This week brought the sad news that Michael Clarke Duncan, the Oscar-nominated actor who starred in The Green Mile, passed away at the age of 54. In that movie, he played a man named John Coffey who was convicted and sentenced to death for a horrific crime. Even though Duncan was *only* 6’4″ tall, the clever camera work made him tower over everyone else, including the not-so-short Tom Hanks. John Coffey was daunting from the moment he appeared on screen.
But then he spoke. His voice was deeply quiet. He addressed the guards as “Boss.” He told them his name: “like the drink but not spelled the same.” After he was secured in the cell, he took everyone by surprise by saying, “I’m afraid of the dark.”
Could such gentleness that fears the darkness have committed such a dark crime? That is the question that The Green Mile spends nearly three hours answering. And what we discover is that John Coffey possesses not a propensity to hurt but rather a gift to heal. We meet him as a man with accusations and judgments already attached to him. Then, in the close confinement of a jail cell, we acquaint ourselves with a heart that wants to share light, not darkness.

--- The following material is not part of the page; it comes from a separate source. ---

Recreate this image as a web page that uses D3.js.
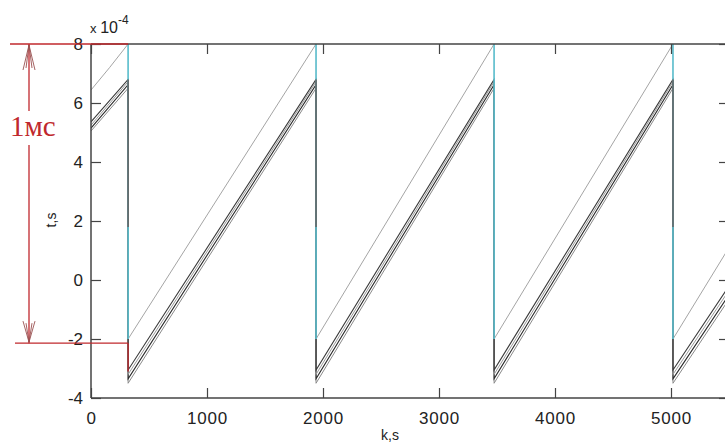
<!DOCTYPE html>
<html>
<head>
<meta charset="utf-8">
<script src="https://cdn.jsdelivr.net/npm/d3@7"></script>
<style>
  html, body { margin: 0; padding: 0; background: #fff; }
  svg { display: block; }
</style>
</head>
<body>
<svg id="chart" width="725" height="443"></svg>
<script>
// ---- data (t values in units of 1e-4 s) ----
const kTicks = [0, 1000, 2000, 3000, 4000, 5000];
const tTicks = [-4, -2, 0, 2, 4, 6, 8];
const jumpK = [320, 1940, 3475, 5017];
const upperTop = 8.0, upperBottom = -2.0;
const grayJumpK = [320, 1940, 5017];
const grayJumpTop = 6.8, grayJumpBottom = 1.8;

const upperLine = [[0,6.44],[160,7.2],[320,8],[320,-2],[1940,8],[1940,-2],[3475,8],[3475,-2],[5017,8],[5017,-2],[5500,1.1]];
const darkA = [[0,5.36],[320,6.8],[320,-3.05],[1940,6.8],[1940,-3.05],[3475,6.8],[3475,-3.05],[5017,6.8],[5017,-3.05],[5500,-0.2]];
const darkB = [[0,5.25],[320,6.72],[320,-3.2],[1940,6.72],[1940,-3.2],[3475,6.72],[3475,-3.2],[5017,6.72],[5017,-3.2],[5500,-0.35]];
const darkC = [[0,5.15],[320,6.62],[320,-3.35],[1940,6.62],[1940,-3.35],[3475,6.62],[3475,-3.35],[5017,6.62],[5017,-3.35],[5500,-0.5]];
const darkD = [[0,5.05],[320,6.5],[320,-3.5],[1940,6.5],[1940,-3.5],[3475,6.5],[3475,-3.5],[5017,6.5],[5017,-3.5],[5500,-0.65]];

const annotTop = 8.0, annotBottom = -2.14, annotRedTail = -3.1;
const annotLabel = "1мс";

// ---- layout ----
const svg = d3.select("#chart");
const x = d3.scaleLinear().domain([0, 5500]).range([91, 729]);
const y = d3.scaleLinear().domain([-4, 8]).range([398, 44]);
const axisColor = "#444";
const fontSans = "'Liberation Sans', Arial, sans-serif";
const fmt = d => String(d);

svg.append("rect").attr("width", 725).attr("height", 443).attr("fill", "#fff");

const clipId = "plotclip";
svg.append("clipPath").attr("id", clipId).append("rect")
  .attr("x", x(0)).attr("y", y(8) - 1).attr("width", x(5500) - x(0)).attr("height", y(-4) - y(8) + 2);

const plot = svg.append("g").attr("clip-path", `url(#${clipId})`);
const line = d3.line().x(d => x(d[0])).y(d => y(d[1]));

// dark bundle (with their vertical drops)
const darkSeries = [
  {data: darkD, color: "#8a8a8a", w: 1},
  {data: darkC, color: "#2a2a2a", w: 1.1},
  {data: darkB, color: "#9a9a9a", w: 1},
  {data: darkA, color: "#3a3a3a", w: 1.1}
];
darkSeries.forEach(s => {
  plot.append("path").attr("d", line(s.data)).attr("fill", "none")
    .attr("stroke", s.color).attr("stroke-width", s.w);
});

// upper thin line ramps (gray)
plot.append("path").attr("d", line(upperLine)).attr("fill", "none")
  .attr("stroke", "#9a9a9a").attr("stroke-width", 0.9);

// cyan jumps of upper line
plot.selectAll("line.cyan").data(jumpK).enter().append("line")
  .attr("x1", d => x(d)).attr("x2", d => x(d))
  .attr("y1", y(upperTop)).attr("y2", y(upperBottom))
  .attr("stroke", "#52c4d6").attr("stroke-width", 1.4);

// gray overlay jumps
plot.selectAll("line.gj").data(grayJumpK).enter().append("line")
  .attr("x1", d => x(d)).attr("x2", d => x(d))
  .attr("y1", y(grayJumpTop)).attr("y2", y(grayJumpBottom))
  .attr("stroke", "#666").attr("stroke-width", 1.6);

// ---- axes box ----
const xL = x(0), xR = x(5500), yT = y(8), yB = y(-4);
svg.append("line").attr("x1", xL).attr("x2", xR).attr("y1", yT).attr("y2", yT).attr("stroke", axisColor).attr("stroke-width", 1.5);
svg.append("line").attr("x1", xL).attr("x2", xR).attr("y1", yB).attr("y2", yB).attr("stroke", axisColor).attr("stroke-width", 1.5);
svg.append("line").attr("x1", xL).attr("x2", xL).attr("y1", yT).attr("y2", yB).attr("stroke", axisColor).attr("stroke-width", 1.5);
svg.append("line").attr("x1", xR).attr("x2", xR).attr("y1", yT).attr("y2", yB).attr("stroke", axisColor).attr("stroke-width", 1.5);

// x ticks (bottom, pointing in) + labels
const xAxisB = d3.axisBottom(x).tickValues(kTicks).tickSize(-10).tickPadding(14).tickFormat(fmt);
const gxb = svg.append("g").attr("transform", `translate(0,${yB})`).call(xAxisB);
gxb.select(".domain").remove();
gxb.selectAll(".tick line").attr("stroke", axisColor).attr("stroke-width", 1.2);
gxb.selectAll(".tick text").attr("font-family", fontSans).attr("font-size", 17).attr("fill", "#222").attr("letter-spacing", 0.8);

const xAxisT = d3.axisTop(x).tickValues(kTicks).tickSize(-10).tickFormat("");
const gxt = svg.append("g").attr("transform", `translate(0,${yT})`).call(xAxisT);
gxt.select(".domain").remove();
gxt.selectAll(".tick line").attr("stroke", axisColor).attr("stroke-width", 1.2);

// y ticks (left, pointing in) + labels
const yAxisL = d3.axisLeft(y).tickValues(tTicks).tickSize(-10).tickPadding(8).tickFormat(fmt);
const gyl = svg.append("g").attr("transform", `translate(${xL},0)`).call(yAxisL);
gyl.select(".domain").remove();
gyl.selectAll(".tick line").attr("stroke", axisColor).attr("stroke-width", 1.2);
gyl.selectAll(".tick text").attr("font-family", fontSans).attr("font-size", 17).attr("fill", "#222");

const yAxisR = d3.axisRight(y).tickValues(tTicks).tickSize(-10).tickFormat("");
const gyr = svg.append("g").attr("transform", `translate(${xR},0)`).call(yAxisR);
gyr.select(".domain").remove();
gyr.selectAll(".tick line").attr("stroke", axisColor).attr("stroke-width", 1.2);

// exponent label
const expo = svg.append("text").attr("x", 90).attr("y", 33).attr("font-family", fontSans).attr("fill", "#222");
expo.append("tspan").attr("font-size", 13).text("x ");
expo.append("tspan").attr("font-size", 16).text("10");
expo.append("tspan").attr("font-size", 12).attr("dy", -9).text("-4");

// axis titles
svg.append("text").attr("transform", "translate(56,220) rotate(-90)")
  .attr("text-anchor", "middle").attr("font-family", fontSans).attr("font-size", 14).attr("fill", "#222").text("t,s");
svg.append("text").attr("x", 390).attr("y", 440)
  .attr("text-anchor", "middle").attr("font-family", fontSans).attr("font-size", 14).attr("fill", "#222").text("k,s");

// ---- red annotation ----
const red = "#c0282d";
const ax = 29;
const xJ = x(jumpK[0]);
svg.append("line").attr("x1", 10).attr("x2", xJ).attr("y1", y(annotTop)).attr("y2", y(annotTop)).attr("stroke", red).attr("stroke-width", 1.3);
svg.append("line").attr("x1", 15).attr("x2", xJ).attr("y1", y(annotBottom)).attr("y2", y(annotBottom)).attr("stroke", red).attr("stroke-width", 1.3);
svg.append("line").attr("x1", xJ).attr("x2", xJ).attr("y1", y(annotBottom)).attr("y2", y(annotRedTail)).attr("stroke", red).attr("stroke-width", 1.3);
svg.append("line").attr("x1", ax).attr("x2", ax).attr("y1", y(annotTop)).attr("y2", y(annotBottom)).attr("stroke", red).attr("stroke-width", 1.3);

// arrowheads (open, double-stroked)
const arrowColor = "#9a5050";
const yTopA = y(annotTop), yBotA = y(annotBottom);
[[-6, 26], [-3, 24], [3, 24], [6, 26]].forEach(([dx, dy]) => {
  svg.append("line").attr("x1", ax).attr("y1", yTopA + 1).attr("x2", ax + dx).attr("y2", yTopA + dy)
    .attr("stroke", arrowColor).attr("stroke-width", 0.9);
  svg.append("line").attr("x1", ax).attr("y1", yBotA - 1).attr("x2", ax + dx).attr("y2", yBotA - dy + 4)
    .attr("stroke", arrowColor).attr("stroke-width", 0.9);
});

// label with white gap
svg.append("rect").attr("x", 10).attr("y", 111).attr("width", 52).attr("height", 34).attr("fill", "#fff");
svg.append("text").attr("x", 10).attr("y", 136).attr("font-family", "'Liberation Serif', 'Times New Roman', serif")
  .attr("font-size", 29).attr("fill", red).text(annotLabel);
</script>
</body>
</html>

The good news of Jesus Christ often pierces us in the moments we least expect it, through the people we least anticipate. It’s not always what the preacher says on Sunday morning (although I hope it sometimes is!) that ministers to our hearts. We might experience God’s grace in a stranger we encounter on a morning walk or the TV show we come upon while channel surfing. God may speak to us through a person whose company we don’t even enjoy more than through the words of a best friend. Let us remember that God became incarnate in the son of a carpenter from Nazareth, an unlikely Savior in an unlikely place. Even Jesus’ early disciples, when they first heard of him, declared, “What? Can anything good come out of Nazareth?” (John 1:46).
Let us open our eyes to the John Coffeys around us. Then let us open our ears to hear how God might speak to us through them. After all, his name sounds “like the drink, but it’s not spelled the same.”